How did the Supreme Court’s presidential immunity ruling affect the various prosecutions against Donald Trump?
Executive summary
The Supreme Court’s July 1, 2024 decision established a three-tier immunity framework—absolute immunity for a president’s core constitutional powers, presumptive immunity for other official acts, and no immunity for unofficial acts—which has materially complicated and delayed prosecutions tied to Donald Trump’s conduct while in office [1] [2]. The ruling narrowed the Special Counsel’s evidence and returned key factual questions to trial courts, dimming the prospect of a pre-election federal trial while leaving state prosecutions in a murkier, case-by-case posture [3] [4].
1. How the ruling altered the federal Jan. 6/2020-election-subversion case: major legal hits and procedural returns to the trial judge
The Supreme Court’s majority held that many actions characterized as “official” could be cloaked in at least presumptive immunity and that certain core functions enjoy absolute protection, a conclusion that directly undercuts parts of Special Counsel Jack Smith’s indictment that allege Trump enlisted the Justice Department as part of a scheme to overturn the 2020 result [1] [5]. Practically, the Court limited the prosecution’s ability to use evidence tied to Trump’s exercise of presidential authority, instructed lower courts to conduct fact-specific inquiries to separate “official” from “unofficial” acts, and sent those contested questions back to the trial judge—steps that both shrink the immediate evidentiary field and likely produce years of pretrial litigation [6] [2] [3].
2. Why the ruling makes a pre-election federal trial unlikely and slows the timeline
Multiple outlets and legal analysts concluded that the Court’s decision, combined with its pace and requirement that trial courts parse fact-intensive immunity disputes, makes it improbable Trump would face trial in Washington before the election; the decision effectively extended the pause on the case by returning complex immunity determinations to the trial level and raising the prospect of protracted appeals [4] [7] [8]. The majority’s instruction that immunity questions are “fact specific” and may be “challenging” signals more litigation, which both reduces the chance of a speedy trial and affords defendants additional procedural levers to delay proceedings [2] [8].
3. Effect on state prosecutions — Georgia and New York diverge and remain unresolved
The ruling’s direct reach is to federal prosecutions, but courts and commentators immediately grappled with spillover to state cases; Fulton County’s judge postponed some decisions pending the Supreme Court’s guidance and experts warned that state courts will still need to determine whether alleged conduct was “official” or “unofficial,” a determination the Court left to trial courts [9] [2]. The ruling did not categorically foreclose state prosecutions—Congress’s and state authority remain distinct in many respects—but the decision’s broad language about official acts and the evidentiary limits it imposes complicate how Georgia prosecutors will frame allegations that intertwine official powers with private aims [9] [2]. By contrast, New York’s state criminal cases—grounded in conduct after and outside of presidential acts, such as the 2016-era business-records matter—are less directly affected by the presidential-immunity doctrine but still exist within a changed political and legal ecosystem [7].
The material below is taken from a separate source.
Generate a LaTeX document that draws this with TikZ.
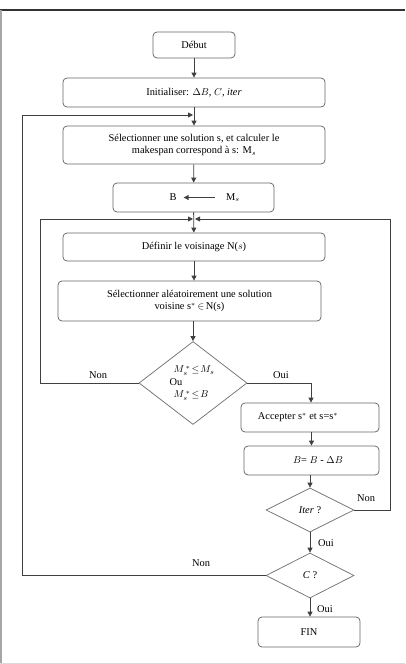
\documentclass[tikz,border=0pt]{standalone}
\usepackage{fontspec}
\setmainfont{Liberation Serif}
\usetikzlibrary{shapes.geometric,arrows.meta}
\begin{document}
\begin{tikzpicture}[x=1pt,y=1pt,
  font=\fontsize{10.4}{12.5}\selectfont,
  box/.style={draw=black!60,line width=0.75pt,rounded corners=4pt,minimum width=#1,inner sep=0pt,align=center},
  dia/.style={draw=black!55,line width=0.75pt,diamond,inner sep=0pt,align=left},
  conn/.style={draw=black!75,line width=0.85pt},
  arr/.style={conn,-{Triangle[length=5pt,width=5pt]}},
  lbl/.style={inner sep=1pt}]
\useasboundingbox (0,0) rectangle (405,-664);
% frame
\draw[black!80,line width=1.2pt] (0,-10) -- (405,-10);
\draw[black!35,line width=1.5pt] (0.75,-10) -- (0.75,-664);
\draw[black!15,line width=1pt] (0,-663) -- (405,-663);
% nodes
\node[box=82pt,minimum height=26pt] (debut) at (194,-45) {Début};
\node[box=262pt,minimum height=29pt] (init) at (194,-92.5) {Initialiser: $\Delta B$, $C$, \textit{iter}};
\node[box=262pt,minimum height=38pt] (sel) at (194,-145) {Sélectionner une solution s, et calculer le\\makespan correspond à s: M$_s$};
\node[box=161pt,minimum height=29pt] (bbox) at (193.5,-197.5) {};
\node[inner sep=1pt] (bl) at (173,-197.5) {B};
\node[inner sep=1pt] (ml) at (233,-197.5) {M$_s$};
\node[box=262pt,minimum height=28pt] (def) at (194,-247) {Définir le voisinage N($s$)};
\node[box=263pt,minimum height=40pt] (selal) at (189.5,-301) {Sélectionner aléatoirement une solution\\voisine s$^{*}$\,$\in$\,N(s)};
\node[dia,minimum width=108pt,minimum height=83pt] (d1) at (193,-383) {};
\node[align=left,inner sep=0pt] (d1t) at (192,-383) {\hspace*{4pt}$M_s^{\,*}\!\le\! M_s$\\Ou\\\hspace*{4pt}$M_s^{\,*}\!\le\! B$};
\node[box=138pt,minimum height=29pt] (acc) at (310,-417.5) {};
\node[inner sep=0pt] (acct) at (298,-417.5) {Accepter s$^{*}$ et s=s$^{*}$};
\node[box=135pt,minimum height=29pt] (bupd) at (311.5,-460.5) {};
\node[inner sep=0pt] (bupdt) at (318,-460.5) {$B$= $B$ - $\Delta B$};
\node[dia,minimum width=88pt,minimum height=44pt] (iter) at (310,-510) {\textit{Iter} ?};
\node[dia,minimum width=88pt,minimum height=45pt] (cq) at (310,-575.5) {\textit{C} ?};
\node[box=102pt,minimum height=30pt] (fin) at (309,-632) {FIN};
% coordinates
\coordinate (top1) at (193,-115);
\coordinate (top2l) at (193,-219);
\coordinate (top2r) at (195,-219);
\coordinate (lo1) at (22,-575.5);
\coordinate (lo1t) at (22,-115);
\coordinate (lo2) at (40,-383);
\coordinate (lo2t) at (40,-219);
\coordinate (ro) at (390,-510);
\coordinate (rot) at (390,-219);
\coordinate (ouic) at (311,-383);
% connectors
\draw[arr] (debut) -- (init);
\draw[arr] (init.south) -- (sel.north);
\draw[arr] (sel) -- (bbox);
\draw[arr] ([xshift=-10pt]ml.west) -- ([xshift=6pt]bl.east);
\draw[arr] (bbox) -- (def);
\draw[arr] (def.south) -- (def.south |- selal.north);
\draw[arr] (selal.south -| d1.north) -- (d1.north);
\draw[arr] (cq.west) -- (lo1) -- (lo1t) -- (top1);
\draw[arr] (d1.west) -- (lo2) -- (lo2t) -- (top2l);
\draw[arr] (iter.east) -- (ro) -- (rot) -- (top2r);
\draw[arr] (d1.east) -- (ouic) -- (ouic |- acc.north);
\draw[arr] (acc.south -| bupd.north) -- (bupd.north);
\draw[arr] (bupd.south -| iter.north) -- (iter.north);
\draw[arr] (iter) -- (cq);
\draw[arr] (cq.south) -- (cq.south |- fin.north);
% labels
\node[lbl] (n1) at (98,-375) {Non};
\node[lbl] (o1) at (281,-375) {Oui};
\node[lbl] (n2) at (366,-498) {Non};
\node[lbl] (o2) at (326,-543) {Oui};
\node[lbl] (n3) at (201,-563) {Non};
\node[lbl] (o3) at (325,-609) {Oui};
\end{tikzpicture}
\end{document}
4. Critics, defenders, and the uncertain doctrinal future
Civil liberties groups, reform advocates, and dissenting justices warned the ruling will insulate presidents who use official trappings to commit wrongdoing and could encourage future executive overreach, while the majority framed the decision as fidelity to separation-of-powers principles and the Framers’ design—an account that pushes difficult line-drawing down to trial courts [5] [10] [11]. The Court’s combination of “absolute” and “presumptive” immunity drew scathing dissent predicting broad protective effects, and proponents warned that without these protections presidents would be vulnerable to politically motivated prosecutions—an explicit partisan and institutional tension visible across the coverage [11] [10].
5. What remains to be decided in the courts
The immediate legal consequence is procedural: lower courts must now conduct granular, fact-specific analyses to decide which of Trump’s acts were official and whether immunity applies, a task Congress.gov and the Court itself said will shape the fate of the Smith prosecution and likely affect how state and other federal matters proceed [2] [6]. Reporting uniformly emphasizes that the ruling did not completely immunize all accused conduct and left many open questions that will unfold in trial courts, meaning the ultimate impact on convictions or dismissals remains to be determined through additional litigation and appeals [1] [4].